Review by Rainy Dawg Radio DJ C-Mart (co-host of Electro Lounge every Tuesday from 4-6 PM PST).
![]()
White Wilderness marks singer-songwriter John Vanderslice’s first album-length collaboration; it might also be his most vulnerable. Recorded in just over three days in San Francisco, the album oscilates between soft-footed chamber-pop and neo-classical undulations which could have set the cinematic score for the next Wes Anderson flick. If only.
Perhaps due to the recording’s time frame, the album carries an urgency in tone that has been absent from Vanderslice’s more constructed, studio releases. Gone are the guitar and drum distortions of Cellar Door and Emerald City, in their place are the interlineations of Minna Choi and her curiously named Magik*Magik Orchestra. Under Choi’s command, the orchestra creates such devilishly haunting countermelodies that Vanderslice’s lyrics can be, and often are, consumed by them, and the sense of his storytelling often emerges, briefly, as though coming up for air.
Gasping, then, are the lyrics themselves. Usually sharp in his storytelling, Vanderslice seems here a bit unclear what kind of story he wants to tell. The descriptive quasi-political setting of Gaza in ‘Sea Salt’ may remind the attentive listener of Cuba from ‘Heated Pool and Bar’ off Cellar Door, but the song lacks the continuity and perspective that give Vanderslice’s other political songs their power. Opposing this current, ‘White Wilderness’ and ‘The Alemany Gap’ veer toward the folk styling found in Life and Death of an American Fourtracker. The first two lyrics of ‘Alemany’ – ‘This town is a deceptively cold place/with the Alemany gap darkening out your face’ – are awkwardly sung in order to fit them into the song’s meter, and the rest is merely ho hum.

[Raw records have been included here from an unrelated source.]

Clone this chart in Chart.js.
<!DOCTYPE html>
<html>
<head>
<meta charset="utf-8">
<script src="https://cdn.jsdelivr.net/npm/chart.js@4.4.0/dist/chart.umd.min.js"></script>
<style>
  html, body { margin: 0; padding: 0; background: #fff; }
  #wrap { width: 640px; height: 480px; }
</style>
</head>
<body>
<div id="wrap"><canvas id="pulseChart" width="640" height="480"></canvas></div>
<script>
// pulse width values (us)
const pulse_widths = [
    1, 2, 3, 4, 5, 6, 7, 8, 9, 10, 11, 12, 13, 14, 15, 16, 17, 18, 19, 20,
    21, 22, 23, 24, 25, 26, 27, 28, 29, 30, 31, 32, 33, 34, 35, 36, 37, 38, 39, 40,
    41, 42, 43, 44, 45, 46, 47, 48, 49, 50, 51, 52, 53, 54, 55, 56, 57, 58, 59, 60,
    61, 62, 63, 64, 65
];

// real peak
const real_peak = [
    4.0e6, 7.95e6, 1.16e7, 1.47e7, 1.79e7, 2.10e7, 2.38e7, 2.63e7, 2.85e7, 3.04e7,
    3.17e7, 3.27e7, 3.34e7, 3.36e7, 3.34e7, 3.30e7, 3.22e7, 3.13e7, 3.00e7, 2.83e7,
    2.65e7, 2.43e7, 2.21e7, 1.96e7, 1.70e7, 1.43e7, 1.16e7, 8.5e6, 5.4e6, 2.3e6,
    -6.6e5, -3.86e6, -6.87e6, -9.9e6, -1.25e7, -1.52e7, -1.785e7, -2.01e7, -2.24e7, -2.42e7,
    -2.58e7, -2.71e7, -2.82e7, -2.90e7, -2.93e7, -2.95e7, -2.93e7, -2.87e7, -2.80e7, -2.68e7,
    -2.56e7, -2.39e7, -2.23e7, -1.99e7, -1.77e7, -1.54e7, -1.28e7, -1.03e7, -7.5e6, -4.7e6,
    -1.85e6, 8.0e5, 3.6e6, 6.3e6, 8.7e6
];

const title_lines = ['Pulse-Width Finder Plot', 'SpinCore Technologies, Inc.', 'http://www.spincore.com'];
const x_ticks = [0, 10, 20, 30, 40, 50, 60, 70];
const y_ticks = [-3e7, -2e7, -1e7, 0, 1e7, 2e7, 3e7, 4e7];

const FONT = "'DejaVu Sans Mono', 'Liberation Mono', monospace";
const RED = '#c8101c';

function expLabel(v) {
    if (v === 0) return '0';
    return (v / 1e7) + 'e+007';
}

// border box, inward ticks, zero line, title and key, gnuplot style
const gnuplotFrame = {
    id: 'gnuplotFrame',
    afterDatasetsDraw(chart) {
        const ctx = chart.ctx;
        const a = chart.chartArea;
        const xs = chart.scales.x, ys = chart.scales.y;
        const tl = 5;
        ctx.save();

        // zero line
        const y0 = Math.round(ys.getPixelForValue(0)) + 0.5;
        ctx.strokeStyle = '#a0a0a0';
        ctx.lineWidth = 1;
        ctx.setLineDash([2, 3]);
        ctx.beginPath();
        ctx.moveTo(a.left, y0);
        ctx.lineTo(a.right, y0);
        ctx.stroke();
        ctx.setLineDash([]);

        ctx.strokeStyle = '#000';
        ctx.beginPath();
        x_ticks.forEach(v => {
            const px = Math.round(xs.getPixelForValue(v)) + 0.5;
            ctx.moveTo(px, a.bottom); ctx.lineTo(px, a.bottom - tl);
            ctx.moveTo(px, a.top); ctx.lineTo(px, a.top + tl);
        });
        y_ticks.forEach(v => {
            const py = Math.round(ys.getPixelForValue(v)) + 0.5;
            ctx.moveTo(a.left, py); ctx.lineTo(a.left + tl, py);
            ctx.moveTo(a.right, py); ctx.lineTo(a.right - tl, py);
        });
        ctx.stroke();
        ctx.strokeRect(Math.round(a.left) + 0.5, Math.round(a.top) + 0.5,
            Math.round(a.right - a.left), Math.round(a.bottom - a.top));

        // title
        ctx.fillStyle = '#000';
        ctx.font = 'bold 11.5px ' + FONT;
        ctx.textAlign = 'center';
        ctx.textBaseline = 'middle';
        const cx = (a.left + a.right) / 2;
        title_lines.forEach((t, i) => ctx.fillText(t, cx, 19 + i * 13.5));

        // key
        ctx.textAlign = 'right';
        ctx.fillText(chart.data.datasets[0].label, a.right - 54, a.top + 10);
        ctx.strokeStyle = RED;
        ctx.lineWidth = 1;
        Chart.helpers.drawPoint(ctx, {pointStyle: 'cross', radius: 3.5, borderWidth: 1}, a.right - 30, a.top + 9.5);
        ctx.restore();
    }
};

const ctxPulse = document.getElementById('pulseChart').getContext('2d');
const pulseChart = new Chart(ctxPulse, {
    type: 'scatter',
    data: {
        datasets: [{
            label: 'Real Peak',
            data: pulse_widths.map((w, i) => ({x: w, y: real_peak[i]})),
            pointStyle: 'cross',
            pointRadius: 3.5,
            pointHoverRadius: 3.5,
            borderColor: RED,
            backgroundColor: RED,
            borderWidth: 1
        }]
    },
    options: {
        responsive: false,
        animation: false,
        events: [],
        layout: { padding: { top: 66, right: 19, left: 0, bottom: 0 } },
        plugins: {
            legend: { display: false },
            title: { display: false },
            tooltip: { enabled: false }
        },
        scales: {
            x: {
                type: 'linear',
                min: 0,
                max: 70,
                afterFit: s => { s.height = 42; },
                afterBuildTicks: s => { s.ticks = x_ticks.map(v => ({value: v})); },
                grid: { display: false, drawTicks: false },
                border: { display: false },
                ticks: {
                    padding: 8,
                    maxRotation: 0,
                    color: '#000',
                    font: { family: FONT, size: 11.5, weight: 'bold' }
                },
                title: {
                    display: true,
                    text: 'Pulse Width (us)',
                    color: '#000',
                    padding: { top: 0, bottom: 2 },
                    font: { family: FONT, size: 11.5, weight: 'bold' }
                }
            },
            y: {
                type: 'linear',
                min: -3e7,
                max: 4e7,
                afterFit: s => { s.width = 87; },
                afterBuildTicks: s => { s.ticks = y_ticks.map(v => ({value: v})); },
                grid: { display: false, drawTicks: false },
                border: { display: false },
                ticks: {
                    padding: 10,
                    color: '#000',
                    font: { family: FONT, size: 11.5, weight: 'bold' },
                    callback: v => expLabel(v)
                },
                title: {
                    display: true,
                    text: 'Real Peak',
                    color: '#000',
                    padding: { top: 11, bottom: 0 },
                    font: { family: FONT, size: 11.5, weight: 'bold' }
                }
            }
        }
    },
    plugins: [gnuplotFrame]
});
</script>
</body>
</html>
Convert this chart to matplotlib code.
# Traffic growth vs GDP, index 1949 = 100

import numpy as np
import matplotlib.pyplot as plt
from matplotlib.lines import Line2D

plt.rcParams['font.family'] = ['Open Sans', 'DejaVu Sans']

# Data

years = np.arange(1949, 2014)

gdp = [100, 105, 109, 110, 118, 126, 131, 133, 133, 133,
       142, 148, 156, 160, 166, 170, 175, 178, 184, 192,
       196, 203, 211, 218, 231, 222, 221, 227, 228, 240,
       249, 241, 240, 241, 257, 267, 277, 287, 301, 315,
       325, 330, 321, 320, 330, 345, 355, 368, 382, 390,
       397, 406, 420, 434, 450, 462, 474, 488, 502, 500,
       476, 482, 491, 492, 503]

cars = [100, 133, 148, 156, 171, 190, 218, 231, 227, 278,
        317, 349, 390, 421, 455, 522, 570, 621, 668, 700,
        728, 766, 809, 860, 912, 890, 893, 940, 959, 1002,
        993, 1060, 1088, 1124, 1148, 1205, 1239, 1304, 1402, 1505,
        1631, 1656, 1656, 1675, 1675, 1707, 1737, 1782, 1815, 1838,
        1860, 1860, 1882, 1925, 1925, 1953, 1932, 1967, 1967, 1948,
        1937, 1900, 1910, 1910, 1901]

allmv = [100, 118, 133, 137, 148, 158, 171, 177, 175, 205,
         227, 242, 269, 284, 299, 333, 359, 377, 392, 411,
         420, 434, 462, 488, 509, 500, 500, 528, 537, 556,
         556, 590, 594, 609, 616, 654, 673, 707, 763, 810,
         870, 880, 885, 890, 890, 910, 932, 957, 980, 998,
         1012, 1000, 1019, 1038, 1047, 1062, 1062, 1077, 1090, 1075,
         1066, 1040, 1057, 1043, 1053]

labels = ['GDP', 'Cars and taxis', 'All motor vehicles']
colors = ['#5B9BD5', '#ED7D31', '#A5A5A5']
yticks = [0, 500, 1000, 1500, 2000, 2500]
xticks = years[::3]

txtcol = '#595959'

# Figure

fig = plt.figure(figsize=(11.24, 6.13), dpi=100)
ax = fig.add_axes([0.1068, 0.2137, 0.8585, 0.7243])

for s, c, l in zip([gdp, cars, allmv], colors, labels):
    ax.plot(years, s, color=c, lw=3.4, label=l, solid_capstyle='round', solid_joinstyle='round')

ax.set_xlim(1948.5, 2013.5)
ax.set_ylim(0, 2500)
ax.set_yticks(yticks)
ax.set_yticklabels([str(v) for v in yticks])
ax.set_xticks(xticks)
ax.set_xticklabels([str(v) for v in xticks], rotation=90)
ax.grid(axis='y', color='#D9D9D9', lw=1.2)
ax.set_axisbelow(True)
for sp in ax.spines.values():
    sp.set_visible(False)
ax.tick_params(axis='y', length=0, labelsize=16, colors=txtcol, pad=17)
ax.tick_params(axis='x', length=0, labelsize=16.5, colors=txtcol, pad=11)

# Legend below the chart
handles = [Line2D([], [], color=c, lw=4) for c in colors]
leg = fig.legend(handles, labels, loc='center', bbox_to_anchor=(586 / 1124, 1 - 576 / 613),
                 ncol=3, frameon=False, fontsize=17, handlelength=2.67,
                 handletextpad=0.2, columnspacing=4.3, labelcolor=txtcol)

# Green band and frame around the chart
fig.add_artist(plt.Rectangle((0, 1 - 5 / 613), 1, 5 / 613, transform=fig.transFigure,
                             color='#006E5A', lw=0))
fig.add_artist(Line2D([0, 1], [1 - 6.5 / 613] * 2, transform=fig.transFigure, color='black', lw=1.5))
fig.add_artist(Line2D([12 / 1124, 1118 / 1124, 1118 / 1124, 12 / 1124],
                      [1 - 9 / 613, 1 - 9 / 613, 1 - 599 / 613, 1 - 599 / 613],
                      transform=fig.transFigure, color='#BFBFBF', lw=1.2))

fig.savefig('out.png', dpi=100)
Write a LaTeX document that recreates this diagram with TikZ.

While the lyrics may be weaker than his usual fare, the album’s strength is in the interplay between Vanderslice’s vocals and Choi’s orchestration. There are times when the Vanderslice/Choi collaboration creates a subtle and explosive synergy and the album reaches heights familiar to the best from Pixel Revolt. ‘The Piano Lesson,’ which is apparently about a real piano lesson, plays with dissonant patterns of piano, saxophone, and violin, and manages to galvanize these in subtle and striking ways. Likewise, ’20k’ reaches for the sublime while at the same time seems to be resisting it.
White Wilderness often walks a fine line between the emotional and the sympathetic. Parts of the melodiously sad ‘English Vines’ reaches a nice balance between the two, though toward the end of the song Choi’s work feels slightly oppressive. ‘The Overcoat’ and ‘Convict Lake,’ two of the best on the album, trend toward similar fates, but fare better overall. Despite some excellent additions to the Vanderslice canon, White Wilderness as an album doesn’t offer stand-out songs (except maybe ‘The Piano Lesson’), and feels a bit, well, colorless as a result.
While it might not be an entry point for new listeners to the Vanderslice corpus, it is a welcome departure in the veteran songwriter’s career that fans will definitely appreciate. At only half-an-hour, one wonders what kind of album a few more days – maybe a month – of recording and some more tinkering could have produced.
Despite this, or perhaps because of it, White Wilderness is so intensely woven that it’s sometimes hard to unravel, but it demands that you do so. Its threads are visible, teasing you to pull at them, to see the album for all its complexity and vulnerability. That’s well and good, and I’m more than willing to do so. I’m just not so sure it won’t come apart as a result.